Mazoon Dairy Company was set up in 2015 as a venture between the Oman Foods Investment Company and a series of other government investment and pension funds with a view to driving self-sufficiency in food production in the Sultanate. It will begin production by the end of the month, and by 2026 it aims to produce more than 200 million litres of dairy products, including fresh milk, cream, laban, yogurts, cheeses and desserts.
The facility has 16 barns equipped with a special pond to collect cow dung, which is then transported in containers to the biogas plant every day. The 12,000 cows used in the first phase "are expected to produce about 225 tonnes of fertiliser every day", Mr Al Fazari said.
“As the number of cows at the farm increases, the plant will reduce its reliance on fossil fuel needed to operate some facilities. This will vastly contribute to managing waste produced by daily operations and drive up operational efficiency," said Hazza bin Abdullah Al Yahya, a member of the dairy's projects and maintenance team.

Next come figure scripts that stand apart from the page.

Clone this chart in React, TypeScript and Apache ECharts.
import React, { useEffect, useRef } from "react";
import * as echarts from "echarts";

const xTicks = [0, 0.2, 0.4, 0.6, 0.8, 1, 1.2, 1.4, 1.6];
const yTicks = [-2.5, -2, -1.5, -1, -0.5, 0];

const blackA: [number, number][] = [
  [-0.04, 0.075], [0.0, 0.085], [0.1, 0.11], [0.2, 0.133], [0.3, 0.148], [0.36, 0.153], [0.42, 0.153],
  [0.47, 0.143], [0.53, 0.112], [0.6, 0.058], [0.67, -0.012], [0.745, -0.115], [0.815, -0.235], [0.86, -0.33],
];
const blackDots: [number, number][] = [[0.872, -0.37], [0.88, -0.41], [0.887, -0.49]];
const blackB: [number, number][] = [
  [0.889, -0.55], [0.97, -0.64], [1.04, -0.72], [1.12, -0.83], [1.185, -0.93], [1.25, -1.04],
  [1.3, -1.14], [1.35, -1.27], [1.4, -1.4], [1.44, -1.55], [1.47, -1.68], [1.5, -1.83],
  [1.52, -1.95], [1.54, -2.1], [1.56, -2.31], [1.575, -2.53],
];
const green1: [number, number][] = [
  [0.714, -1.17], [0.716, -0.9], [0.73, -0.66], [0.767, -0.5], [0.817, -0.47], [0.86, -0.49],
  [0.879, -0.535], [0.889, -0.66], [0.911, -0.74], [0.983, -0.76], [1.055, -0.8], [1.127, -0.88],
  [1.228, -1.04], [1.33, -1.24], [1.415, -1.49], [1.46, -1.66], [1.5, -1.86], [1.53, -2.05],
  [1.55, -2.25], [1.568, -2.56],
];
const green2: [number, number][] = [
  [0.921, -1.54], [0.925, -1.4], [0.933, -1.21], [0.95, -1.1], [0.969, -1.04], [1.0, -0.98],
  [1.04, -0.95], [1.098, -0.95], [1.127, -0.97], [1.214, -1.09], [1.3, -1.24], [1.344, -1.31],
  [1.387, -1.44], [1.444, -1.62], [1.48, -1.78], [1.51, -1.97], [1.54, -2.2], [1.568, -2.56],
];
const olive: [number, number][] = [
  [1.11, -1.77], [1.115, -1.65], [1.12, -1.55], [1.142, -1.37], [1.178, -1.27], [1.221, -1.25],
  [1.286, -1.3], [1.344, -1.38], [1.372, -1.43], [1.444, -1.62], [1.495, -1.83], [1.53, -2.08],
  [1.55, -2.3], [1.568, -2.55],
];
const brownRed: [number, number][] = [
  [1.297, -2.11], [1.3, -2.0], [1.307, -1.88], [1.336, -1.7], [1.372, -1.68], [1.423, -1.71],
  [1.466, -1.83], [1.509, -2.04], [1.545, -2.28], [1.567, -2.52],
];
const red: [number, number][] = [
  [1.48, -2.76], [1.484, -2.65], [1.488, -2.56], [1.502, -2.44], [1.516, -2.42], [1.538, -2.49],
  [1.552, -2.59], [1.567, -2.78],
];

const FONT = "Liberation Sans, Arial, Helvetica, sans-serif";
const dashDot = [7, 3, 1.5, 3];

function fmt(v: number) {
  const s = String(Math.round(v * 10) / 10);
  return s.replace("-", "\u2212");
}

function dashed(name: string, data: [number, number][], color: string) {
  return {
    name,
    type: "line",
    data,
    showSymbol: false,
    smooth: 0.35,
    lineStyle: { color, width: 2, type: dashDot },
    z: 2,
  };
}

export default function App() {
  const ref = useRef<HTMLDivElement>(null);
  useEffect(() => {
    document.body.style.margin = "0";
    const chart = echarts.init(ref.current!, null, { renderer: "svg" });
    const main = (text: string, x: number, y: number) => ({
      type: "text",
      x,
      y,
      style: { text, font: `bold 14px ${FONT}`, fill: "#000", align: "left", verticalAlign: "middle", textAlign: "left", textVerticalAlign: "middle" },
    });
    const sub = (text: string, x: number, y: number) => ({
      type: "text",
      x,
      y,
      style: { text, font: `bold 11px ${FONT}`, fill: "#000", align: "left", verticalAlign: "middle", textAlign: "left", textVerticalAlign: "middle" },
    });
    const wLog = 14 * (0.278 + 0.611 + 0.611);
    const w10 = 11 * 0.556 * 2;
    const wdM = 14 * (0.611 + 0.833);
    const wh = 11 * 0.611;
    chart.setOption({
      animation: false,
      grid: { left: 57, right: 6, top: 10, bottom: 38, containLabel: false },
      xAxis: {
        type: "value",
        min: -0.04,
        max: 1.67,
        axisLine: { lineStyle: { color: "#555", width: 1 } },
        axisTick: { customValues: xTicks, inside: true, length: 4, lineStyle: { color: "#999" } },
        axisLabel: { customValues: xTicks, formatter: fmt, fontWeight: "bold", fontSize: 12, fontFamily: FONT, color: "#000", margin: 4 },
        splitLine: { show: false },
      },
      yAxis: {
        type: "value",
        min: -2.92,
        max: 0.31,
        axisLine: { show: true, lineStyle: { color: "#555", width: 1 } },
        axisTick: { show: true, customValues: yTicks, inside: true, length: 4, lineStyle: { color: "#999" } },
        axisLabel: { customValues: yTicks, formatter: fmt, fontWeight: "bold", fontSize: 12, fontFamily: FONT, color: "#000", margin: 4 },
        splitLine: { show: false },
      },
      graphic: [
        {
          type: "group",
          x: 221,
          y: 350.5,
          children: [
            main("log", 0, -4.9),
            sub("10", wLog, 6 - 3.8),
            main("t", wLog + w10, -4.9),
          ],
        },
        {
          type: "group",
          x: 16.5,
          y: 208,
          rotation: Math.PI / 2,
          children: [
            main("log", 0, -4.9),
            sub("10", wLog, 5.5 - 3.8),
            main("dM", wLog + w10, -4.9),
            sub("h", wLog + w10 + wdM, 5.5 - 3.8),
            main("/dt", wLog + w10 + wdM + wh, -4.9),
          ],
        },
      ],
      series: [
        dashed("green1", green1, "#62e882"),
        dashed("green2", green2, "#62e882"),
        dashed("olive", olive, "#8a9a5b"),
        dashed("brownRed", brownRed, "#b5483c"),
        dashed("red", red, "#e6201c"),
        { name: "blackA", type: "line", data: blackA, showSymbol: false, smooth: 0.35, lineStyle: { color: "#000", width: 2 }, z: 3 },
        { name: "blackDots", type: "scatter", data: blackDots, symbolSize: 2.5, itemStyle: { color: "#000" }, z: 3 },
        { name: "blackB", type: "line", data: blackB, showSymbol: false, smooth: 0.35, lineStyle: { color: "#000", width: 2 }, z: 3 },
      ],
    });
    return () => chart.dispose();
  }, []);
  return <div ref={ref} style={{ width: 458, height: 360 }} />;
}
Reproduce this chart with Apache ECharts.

"Mazoon Dairy is also committed to managing other waste produced at the site, such as plastic in the factory, and plans to recycle treated water from the sewage plant for irrigation in the facilities," he added.
Farmed livestock are responsible for 14.5 per cent of all emissions related to human activity, with methane production from cows the chief culprit, according to a World Economic Forum note published in July. It said that studies have suggested inoculating cows with targeted probiotics could cut the amount of methane produced by cows, as could mixing seaweed into cattle feed.